Иногда во время беседы с посетителем вдруг звонил телефон. Но это был ложный звонок – дело в том, что дежурный офицер сам «вызывал» себя к телефону, нажимая ногой расположенную под столом кнопку электрического звонка. «Говоря» по телефону, офицер жестом указывал гостю на портсигар, лежащий на столе, приглашая взять сигарету. Крышка портсигара обрабатывалась специальным составом, с помощью которого отпечатки пальцев курильщика сохранялись. Если же гость не курил, офицер по телефону «вызывал» себя из комнаты, забирая с собой со стола портфель. Под ним находилась папка с грифом «Секретно, не подлежит оглашению». И редко кто из посетителей мог отказать себе в удовольствии заглянуть в папку с подобной надписью.

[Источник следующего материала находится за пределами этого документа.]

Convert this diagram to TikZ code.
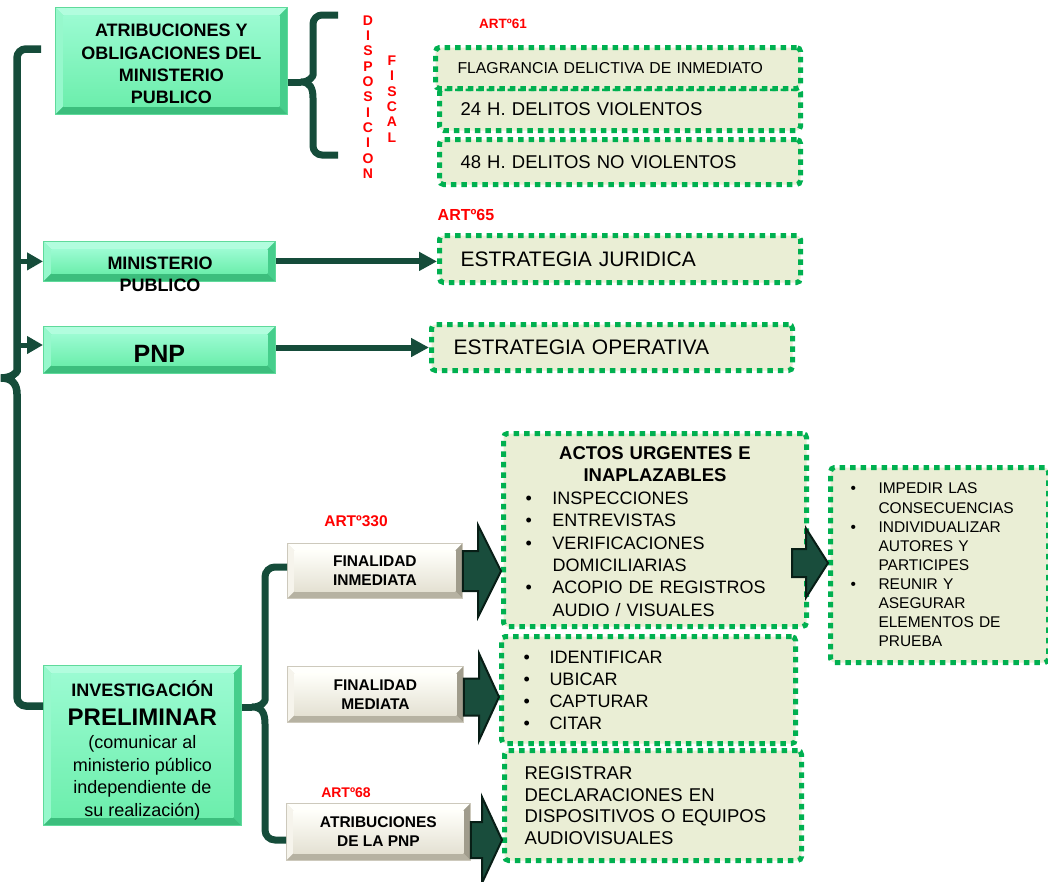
\documentclass[tikz,border=0pt]{standalone}
\usepackage{fontspec}
\setmainfont{Liberation Sans}
\usetikzlibrary{arrows.meta,calc}
\definecolor{conngreen}{RGB}{21,76,58}
\definecolor{arrfill}{RGB}{25,77,60}
\definecolor{arrline}{RGB}{8,30,22}
\definecolor{dotg}{RGB}{0,176,80}
\definecolor{cream}{RGB}{234,238,213}
\definecolor{artred}{RGB}{255,0,0}
\definecolor{gTop}{RGB}{178,253,222}
\definecolor{gLeft}{RGB}{150,248,204}
\definecolor{gRight}{RGB}{70,206,140}
\definecolor{gBot}{RGB}{60,190,125}
\definecolor{gFaceTop}{RGB}{155,251,210}
\definecolor{gFaceBot}{RGB}{108,238,172}
\definecolor{gEdge}{RGB}{95,218,155}
\definecolor{wTop}{RGB}{255,255,252}
\definecolor{wLeft}{RGB}{246,244,236}
\definecolor{wRight}{RGB}{160,156,140}
\definecolor{wBot}{RGB}{182,178,162}
\definecolor{wFaceTop}{RGB}{255,255,250}
\definecolor{wFaceBot}{RGB}{228,225,211}
\definecolor{wEdge}{RGB}{205,201,188}

\newcommand\bevelpic[7]{%
 \fill[#2] (path picture bounding box.north west) -- (path picture bounding box.north east) -- ([shift={(-#1,-#1)}]path picture bounding box.north east) -- ([shift={(#1,-#1)}]path picture bounding box.north west) -- cycle;
 \fill[#3] (path picture bounding box.north west) -- ([shift={(#1,-#1)}]path picture bounding box.north west) -- ([shift={(#1,#1)}]path picture bounding box.south west) -- (path picture bounding box.south west) -- cycle;
 \fill[#4] (path picture bounding box.north east) -- (path picture bounding box.south east) -- ([shift={(-#1,#1)}]path picture bounding box.south east) -- ([shift={(-#1,-#1)}]path picture bounding box.north east) -- cycle;
 \fill[#5] (path picture bounding box.south west) -- ([shift={(#1,#1)}]path picture bounding box.south west) -- ([shift={(-#1,#1)}]path picture bounding box.south east) -- (path picture bounding box.south east) -- cycle;
 \shade[top color=#6, bottom color=#7] ([shift={(#1,-#1)}]path picture bounding box.north west) rectangle ([shift={(-#1,#1)}]path picture bounding box.south east);
}
\newcommand\mybul[1]{\noindent\makebox[#1][l]{\textbullet}}
\newcommand\mygap[1]{\noindent\hspace*{#1}}
\newcommand\blockarr[6]{%
 \pgfmathsetmacro\baA{#3-#4}\pgfmathsetmacro\baB{#3+#4}%
 \pgfmathsetmacro\baC{#3-#5}\pgfmathsetmacro\baD{#3+#5}%
 \path (#2) ++(-#6,0) coordinate (ba-base);
 \filldraw[blockarrow] (#1 |- 0,\baA) -- (ba-base |- 0,\baA) -- (ba-base |- 0,\baC) -- (#2 |- 0,#3) -- (ba-base |- 0,\baD) -- (ba-base |- 0,\baB) -- (#1 |- 0,\baB) -- cycle;
}

\begin{document}
\begin{tikzpicture}[x=1pt,y=-1pt,
 greenbox/.style={anchor=north west, inner sep=0pt, fill=gFaceBot, draw=gEdge, line width=0.8pt, align=center, text=black,
   path picture={\bevelpic{8pt}{gTop}{gLeft}{gRight}{gBot}{gFaceTop}{gFaceBot}}},
 graybox/.style={anchor=north west, inner sep=0pt, fill=wFaceBot, draw=wEdge, line width=0.8pt, align=center, text=black,
   font=\bfseries\fontsize{15.5}{19}\selectfont,
   path picture={\bevelpic{7pt}{wTop}{wLeft}{wRight}{wBot}{wFaceTop}{wFaceBot}}},
 dotbox/.style={anchor=north west, draw=dotg, line width=5pt, dash pattern=on 5.5pt off 5pt, fill=cream,
   rounded corners=4pt, inner ysep=0pt, align=left, text=black},
 artlabel/.style={text=artred, inner sep=0pt},
 linkline/.style={draw=conngreen, line width=#1},
 blockarrow/.style={fill=arrfill, draw=arrline, line width=2pt, line join=miter}
]
\useasboundingbox[fill=white] (0,0) rectangle (1048,881);

% ---------- green boxes ----------
\node[greenbox, minimum width=232pt, minimum height=107pt, font=\bfseries\fontsize{18}{22.3}\selectfont] (atrib) at (55,7)
 {\rule{0pt}{19pt}ATRIBUCIONES Y\\OBLIGACIONES DEL\\MINISTERIO\\PUBLICO};
\node[greenbox, minimum width=232pt, minimum height=40pt] (mp) at (43,241) {};
\node[font=\bfseries\fontsize{18}{22}\selectfont, align=center, inner sep=0pt] (mptext) at (160,274) {MINISTERIO\\PUBLICO};
\node[greenbox, minimum width=232pt, minimum height=47pt, font=\bfseries\fontsize{25}{28}\selectfont] (pnp) at (43,326) {\rule{0pt}{25pt}PNP};
\node[greenbox, minimum width=198pt, minimum height=160pt, font=\fontsize{18}{22.5}\selectfont] (inv) at (43,665)
 {\rule{0pt}{26pt}{\bfseries INVESTIGACIÓN}\\[6pt]{\bfseries\fontsize{24}{27}\selectfont PRELIMINAR}\\[1pt](comunicar al\\ministerio público\\independiente de\\su realización)};

% ---------- gray boxes ----------
\node[graybox, minimum width=175pt, minimum height=55pt] (fi) at (287,543) {FINALIDAD\\INMEDIATA};
\node[graybox, minimum width=176pt, minimum height=56pt] (fm) at (287,666) {FINALIDAD\\MEDIATA};
\node[graybox, minimum width=184pt, minimum height=57pt] (ap) at (286,803) {ATRIBUCIONES\\DE LA PNP};

% ---------- dotted boxes ----------
\node[dotbox, minimum width=361pt, minimum height=42pt, text width=319pt, inner xsep=21pt, font=\fontsize{18.5}{22}\selectfont] (d24) at (437,86) {24 H. DELITOS VIOLENTOS};
\node[dotbox, minimum width=365pt, minimum height=41pt, text width=321pt, inner xsep=22pt, font=\fontsize{15.8}{19}\selectfont] (flag) at (433,45) {FLAGRANCIA DELICTIVA DE INMEDIATO};
\node[dotbox, minimum width=361pt, minimum height=45pt, text width=319pt, inner xsep=21pt, font=\fontsize{18.5}{22}\selectfont] (d48) at (437,137) {48 H. DELITOS NO VIOLENTOS};
\node[dotbox, minimum width=361pt, minimum height=47pt, text width=319pt, inner xsep=21pt, font=\fontsize{21}{25}\selectfont] (ej) at (437,233) {ESTRATEGIA JURIDICA};
\node[dotbox, minimum width=361pt, minimum height=46pt, text width=317pt, inner xsep=22pt, font=\fontsize{21}{25}\selectfont] (eo) at (429,322) {ESTRATEGIA OPERATIVA};

\node[dotbox, minimum width=303pt, minimum height=193pt, text width=259pt, inner xsep=22pt, font=\fontsize{18}{22.4}\selectfont] (actos) at (501,431)
 {{\noindent\centering\bfseries\fontsize{18.5}{22.4}\selectfont\rule{0pt}{16pt}ACTOS URGENTES E\\INAPLAZABLES\par}%
  \mybul{27pt}INSPECCIONES\par
  \mybul{27pt}ENTREVISTAS\par
  \mybul{27pt}VERIFICACIONES\par
  \mygap{27pt}DOMICILIARIAS\par
  \mybul{27pt}ACOPIO DE REGISTROS\par
  \mygap{27pt}AUDIO / VISUALES};

\node[dotbox, minimum width=218pt, minimum height=195pt, text width=178pt, inner xsep=20pt, font=\fontsize{15.5}{19.1}\selectfont] (impedir) at (828,465)
 {\mybul{28pt}IMPEDIR LAS\par
  \mygap{28pt}CONSECUENCIAS\par
  \mybul{28pt}INDIVIDUALIZAR\par
  \mygap{28pt}AUTORES Y\par
  \mygap{28pt}PARTICIPES\par
  \mybul{28pt}REUNIR Y\par
  \mygap{28pt}ASEGURAR\par
  \mygap{28pt}ELEMENTOS DE\par
  \mygap{28pt}PRUEBA};

\node[dotbox, minimum width=294pt, minimum height=107pt, text width=250pt, inner xsep=22pt, font=\fontsize{18}{22}\selectfont] (ident) at (499,634)
 {\mybul{26pt}IDENTIFICAR\par
  \mybul{26pt}UBICAR\par
  \mybul{26pt}CAPTURAR\par
  \mybul{26pt}CITAR};

\node[dotbox, minimum width=297pt, minimum height=110pt, text width=257pt, inner xsep=20pt, font=\fontsize{18.5}{21.7}\selectfont] (regis) at (502,748)
 {REGISTRAR\\DECLARACIONES EN\\DISPOSITIVOS O EQUIPOS\\AUDIOVISUALES};

% ---------- red labels ----------
\node[artlabel, font=\bfseries\fontsize{13.5}{16}\selectfont] (art61) at (503,24) {ARTº61};
\node[artlabel, font=\bfseries\fontsize{16}{18}\selectfont] (art65) at (466,215) {ARTº65};
\node[artlabel, font=\bfseries\fontsize{15.5}{18}\selectfont] (art330) at (356,521) {ARTº330};
\node[artlabel, font=\bfseries\fontsize{14}{17}\selectfont] (art68) at (346,793) {ARTº68};
\node[artlabel, font=\bfseries\fontsize{14}{15.3}\selectfont, align=center] (disp) at (368,97) {D\\I\\S\\P\\O\\S\\I\\C\\I\\O\\N};
\node[artlabel, font=\bfseries\fontsize{14}{15.4}\selectfont, align=center] (fisc) at (392,99) {F\\I\\S\\C\\A\\L};

% ---------- main left brace ----------
\coordinate (mbtop) at (41,49);
\coordinate (spine) at (17,0);
\draw[linkline=7.5pt, rounded corners=9pt] (mbtop) -- (17,49) -- (17,362) [sharp corners]
  .. controls (17,372) and (12,378) .. (1,378) .. controls (12,378) and (17,384) .. (17,394)
  [rounded corners=9pt] -- (17,706) -- (inv.west |- 0,706);
\draw[linkline=5pt, -{Triangle[length=16pt,width=17pt]}] (spine |- mp.west) -- (mp.west);
\draw[linkline=5pt, -{Triangle[length=16pt,width=17pt]}] (spine |- 0,345) -- (pnp.west |- 0,345);

% ---------- arrows to strategies ----------
\draw[linkline=6pt, -{Triangle[length=18pt,width=18pt]}] (mp.east) -- (mp.east -| ej.west);
\draw[linkline=6pt, -{Triangle[length=18pt,width=18pt]}] (pnp.east |- eo.west) -- (eo.west);

% ---------- brace right of atribuciones ----------
\coordinate (bA1) at (338,15);
\coordinate (bA2) at (338,155);
\coordinate (bAtip) at (301,82);
\draw[linkline=7pt, rounded corners=9pt] (bA1) -- (313,15) -- (313,66) [sharp corners]
  .. controls (313,76) and (310,82) .. (bAtip) .. controls (310,82) and (313,88) .. (313,98)
  [rounded corners=9pt] -- (313,155) -- (bA2);
\draw[linkline=7pt] (atrib.east |- bAtip) -- (bAtip);

% ---------- brace right of investigacion ----------
\coordinate (bBtip) at (252,707);
\draw[linkline=7pt, rounded corners=10pt] (fi.west |- 0,567) -- (265,567) -- (265,690) [sharp corners]
  .. controls (265,701) and (262,707) .. (bBtip) .. controls (262,707) and (265,713) .. (265,724)
  [rounded corners=10pt] -- (265,840) -- (ap.west |- 0,840);
\draw[linkline=7pt] (inv.east |- bBtip) -- (bBtip);

% ---------- block arrows ----------
\blockarr{fi.east}{actos.west}{571}{20}{46}{23}
\blockarr{fm.east}{ident.west}{697}{18.5}{43.5}{20}
\blockarr{ap.east}{regis.west}{840}{18}{43}{20}
\path (actos.east) ++(-17,0) coordinate (aiS);
\blockarr{aiS}{impedir.west}{563}{14}{34.5}{22}
\end{tikzpicture}
\end{document}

Папка также была соответствующим образом обработана для сохранения отпечатков пальцев. Если же и эта хитрость не удавалась, то применялся другой прием, и так до тех пор, пока не достигался успех.
Редлю, кроме того, принадлежала разработка новой методики ведения допроса; в чем она заключалась – не сообщается, но утверждается, что она позволяла достигнуть желаемого результата без применения физических мер воздействия. Помимо прочего, по его указанию контрразведка стала вести досье на каждого жителя Вены, который хоть раз посещал основные тогда центры шпионажа, такие как Цюрих, Стокгольм, Брюссель.